AAOIFI Approves Draft of FAS 51 on Participatory Ventures and Reviews Key Standards at 42nd Accounting Board Meeting

The Accounting Board (AAB) of the Accounting and Auditing Organization for Islamic Financial Institutions (AAOIFI) convened its 42nd meeting on April 22-23, 2025, at AAOIFI’s headquarters in the Kingdom of Bahrain. The session marked a significant milestone with the board granting in-principle approval for the issuance of Financial Accounting Standard (FAS) 51 titled ‘Participatory Ventures’, among other important deliberations on existing standards and proposed revisions.

FAS 51 has been developed to establish a consistent accounting and financial reporting framework for participatory ventures, which are a core aspect of Islamic finance. Unlike conventional equity-based investments, participatory ventures often operate under profit-and-loss sharing models such as Mudarabah and Musharakah. The proposed standard expands on earlier frameworks by addressing not only the investor’s perspective but also encompassing financial reporting obligations for the working partner and the venture entity itself.

Mr. Hamad Al Oqab, Chairman of the Accounting Board, underscored the significance of the new standard. “The new standard is now also addressing the financial reporting requirements for the working partner and the venture itself, in addition to the earlier standard’s requirements applicable only to the investor,” he stated. “These updates are better aligned with the new conceptual framework and generally accepted accounting principles.” Mr. Al Oqab also praised the dedicated efforts of board members, working groups, and the AAOIFI secretariat in advancing this critical initiative.

Another important development during the meeting was the board’s decision, in principle, to withdraw FAS 26 titled ‘Investment in Real Estate’. The rationale behind this move is that the accounting treatments covered under FAS 26 are now sufficiently addressed by widely accepted accounting standards. However, the board resolved that a formal statement would be issued in due course to provide guidance on how generally accepted accounting principles (GAAP) should be applied to Islamic financial institutions in the context of real estate investments. Until such time, FAS 26 will remain in effect.

The board also engaged in an in-depth discussion of public feedback received on the FAS Discussion Paper 01/2024, which explores the accounting and financial reporting framework for Tawarruq and Commodity Murabaha transactions.

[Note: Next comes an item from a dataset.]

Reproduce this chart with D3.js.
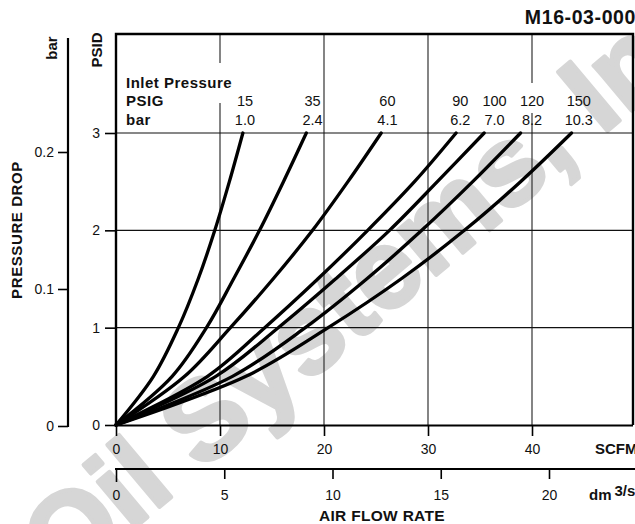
<!DOCTYPE html>
<html><head><meta charset="utf-8">
<script src="https://cdn.jsdelivr.net/npm/d3@7"></script>
<style>
body{margin:0;background:#fff}
svg{display:block}
text{font-family:"Liberation Sans",Arial,Helvetica,sans-serif;fill:#111}
</style>
</head><body>
<svg id="c" width="635" height="524"></svg>
<script>
// ---- data ----
const dpLevels = [0, 0.5, 1, 1.5, 2, 2.5, 3];            // PSID
const flow15  = [0, 3.6, 6.0, 7.9, 9.5, 10.9, 12.2];      // SCFM at each dp
const flow35  = [0, 5.4, 8.7, 11.3, 13.8, 16.1, 18.3];
const flow60  = [0, 6.6, 11.0, 15.1, 18.9, 22.3, 25.5];
const flow90  = [0, 8.8, 14.3, 19.4, 24.2, 28.7, 32.7];
const flow100 = [0, 9.6, 15.6, 21.1, 26.3, 30.9, 35.4];
const flow120 = [0, 11.2, 18.2, 24.1, 29.4, 34.3, 38.9];
const flow150 = [0, 12.5, 20.4, 27.4, 33.5, 38.9, 43.8];
const seriesFlows = [flow15, flow35, flow60, flow90, flow100, flow120, flow150];
const psigLabels = ["15", "35", "60", "90", "100", "120", "150"];
const barLabels  = ["1.0", "2.4", "4.1", "6.2", "7.0", "8.2", "10.3"];
const labelFlow  = [12.4, 18.9, 26.1, 33.1, 36.4, 40.0, 44.5]; // SCFM where each label is centred
const scfmTicks = [0, 10, 20, 30, 40];
const dmTicks   = [0, 5, 10, 15, 20];
const psidTicks = [0, 1, 2, 3];
const barTicks  = [0, 0.1, 0.2];

(function () {
const svg = d3.select("#c");
const FONT = '"Liberation Sans",Arial,Helvetica,sans-serif';
const pL = 116, pR = 633, pT = 34, pB = 425;
const x   = d3.scaleLinear().domain([0, 40]).range([pL, 532]);
const y   = d3.scaleLinear().domain([0, 3]).range([pB, 133]);
const xDm = d3.scaleLinear().domain([0, 20]).range([116, 549]);
const yBar = d3.scaleLinear().domain([0, 0.2]).range([pB + 1, 152]);

// watermark
svg.append("text")
  .attr("transform", "translate(63,588) rotate(-40)")
  .attr("font-size", 112).attr("font-weight", "bold")
  .attr("font-family", FONT)
  .style("fill", "#d6d6d6").style("stroke", "#d6d6d6").style("stroke-width", 4)
  .style("stroke-linejoin", "round")
  .text("Oil Systems, Inc.");

// grid
const grid = svg.append("g");
grid.selectAll("line.v").data(scfmTicks.filter(d => d > 0)).join("line").attr("class", "v")
  .attr("x1", d => x(d)).attr("x2", d => x(d))
  .attr("y1", pT).attr("y2", pB)
  .attr("stroke", "#333").attr("stroke-width", 1.2);
grid.selectAll("line.h").data(psidTicks.filter(d => d > 0)).join("line").attr("class", "h")
  .attr("x1", pL).attr("x2", pR)
  .attr("y1", d => y(d)).attr("y2", d => y(d))
  .attr("stroke", "#111").attr("stroke-width", 1.2);

// white knockouts behind legend heading and "120"
svg.append("rect").attr("x", 121).attr("y", 63).attr("width", 115).attr("height", 40).attr("fill", "#fff");
svg.append("rect").attr("x", x(labelFlow[5]) - 9).attr("y", 83).attr("width", 18).attr("height", 30).attr("fill", "#fff");

// curves
const line = d3.line().x(d => x(d[0])).y(d => y(d[1])).curve(d3.curveCatmullRom.alpha(0.5));
svg.append("g").selectAll("path").data(seriesFlows).join("path")
  .attr("d", f => line(f.map((q, i) => [q, dpLevels[i]])))
  .attr("fill", "none").attr("stroke", "#000").attr("stroke-width", 3.3)
  .attr("stroke-linecap", "round").attr("stroke-linejoin", "round");

// plot frame
svg.append("path")
  .attr("d", `M${pL},${pB}V${pT}H${pR}V${pB}`)
  .attr("fill", "none").attr("stroke", "#000").attr("stroke-width", 2.4);
svg.append("line").attr("x1", pL).attr("x2", pR).attr("y1", pB + 0.5).attr("y2", pB + 0.5)
  .attr("stroke", "#000").attr("stroke-width", 2.2);

function styleAxis(g, size) {
  g.select(".domain").remove();
  g.selectAll(".tick line").attr("stroke", "#000").attr("stroke-width", 1.6);
  g.selectAll(".tick text").attr("font-family", FONT).attr("font-size", size).attr("fill", "#111");
}

// PSID axis
svg.append("g").attr("transform", `translate(${pL},0)`)
  .call(d3.axisLeft(y).tickValues(psidTicks).tickSize(11).tickPadding(5).tickFormat(d3.format("d")))
  .call(g => styleAxis(g, 14));

// bar axis
const barAxis = svg.append("g").attr("transform", "translate(68,0)")
  .call(d3.axisLeft(yBar).tickValues(barTicks).tickSize(10).tickPadding(4).tickFormat(d => d === 0 ? "0" : d3.format(".1f")(d)))
  .call(g => styleAxis(g, 14));
barAxis.append("line").attr("x1", 0).attr("x2", 0).attr("y1", 38).attr("y2", yBar(0) + 1)
  .attr("stroke", "#000").attr("stroke-width", 2.2);

// SCFM axis
svg.append("g").attr("transform", `translate(0,${pB})`)
  .call(d3.axisBottom(x).tickValues(scfmTicks).tickSize(11).tickPadding(8).tickFormat(d3.format("d")))
  .call(g => styleAxis(g, 14));

// dm3/s axis
const dmY = 469;
const dmAxis = svg.append("g").attr("transform", `translate(0,${dmY})`)
  .call(d3.axisBottom(xDm).tickValues(dmTicks).tickSize(10).tickPadding(11).tickFormat(d3.format("d")))
  .call(g => styleAxis(g, 14));
dmAxis.selectAll(".tick").filter(d => d === 0).select("line").attr("y2", 13);
dmAxis.append("line").attr("x1", xDm(0) - 1).attr("x2", 640).attr("y1", 0).attr("y2", 0)
  .attr("stroke", "#000").attr("stroke-width", 2.2);

// axis titles
const bold = (sel) => sel.attr("font-weight", "bold").attr("font-family", FONT);
svg.append("text").attr("transform", "translate(22,230) rotate(-90)").attr("text-anchor", "middle")
  .attr("font-size", 15).attr("letter-spacing", 0.6).call(bold).text("PRESSURE DROP");
svg.append("text").attr("transform", "translate(57,48) rotate(-90)").attr("text-anchor", "middle")
  .attr("font-size", 15).call(bold).text("bar");
svg.append("text").attr("transform", "translate(102,50) rotate(-90)").attr("text-anchor", "middle")
  .attr("font-size", 15).call(bold).text("PSID");
svg.append("text").attr("x", 595).attr("y", 454).attr("font-size", 15).call(bold).text("SCFM");
const dmT = svg.append("text").attr("x", 589).attr("y", 500).attr("font-size", 15).call(bold);
dmT.append("tspan").text("dm");
dmT.append("tspan").attr("dx", 3).attr("dy", -4).text("3/s");
svg.append("text").attr("x", 319).attr("y", 521).attr("font-size", 15.5).attr("letter-spacing", 0.3).call(bold).text("AIR FLOW RATE");
svg.append("text").attr("x", 636).attr("y", 24).attr("text-anchor", "end").attr("font-size", 19.5).attr("letter-spacing", 0.6).call(bold).text("M16-03-000");

// legend
svg.append("text").attr("x", 126).attr("y", 88).attr("font-size", 15).attr("letter-spacing", 0.5).call(bold).text("Inlet Pressure");
svg.append("text").attr("x", 126).attr("y", 106).attr("font-size", 15).attr("letter-spacing", 0.5).call(bold).text("PSIG");
svg.append("text").attr("x", 126).attr("y", 125).attr("font-size", 15).attr("letter-spacing", 0.5).call(bold).text("bar");
const lg = svg.append("g").attr("font-family", FONT).attr("font-size", 14.5).attr("text-anchor", "middle");
lg.selectAll("text.p").data(psigLabels).join("text").attr("class", "p")
  .attr("x", (d, i) => x(labelFlow[i])).attr("y", 106).text(d => d);
lg.selectAll("text.b").data(barLabels).join("text").attr("class", "b")
  .attr("x", (d, i) => x(labelFlow[i])).attr("y", 125).text(d => d);
})();
</script>
</body></html>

These structures are commonly used in Islamic finance to facilitate liquidity management and structured financing in a Shari’ah-compliant manner. In light of diverse stakeholder comments, the board concluded that further industry consultation is required before finalizing a new standard. This includes additional engagement with Shari’ah scholars, finance professionals, and institutional stakeholders via a dedicated roundtable session aimed at refining the proposed approach.

Additionally, the board reviewed its annual work plan and assessed the progress of ongoing projects and standard development initiatives. The plan includes the continued evolution of AAOIFI’s accounting standards to align with contemporary market practices while maintaining fidelity to Islamic financial principles.

This meeting underscores AAOIFI’s ongoing role in setting robust, Shari’ah-compliant accounting standards for Islamic financial institutions worldwide. By embracing evolving practices and seeking active industry input, AAOIFI aims to enhance transparency, accountability, and investor confidence within the Islamic finance ecosystem.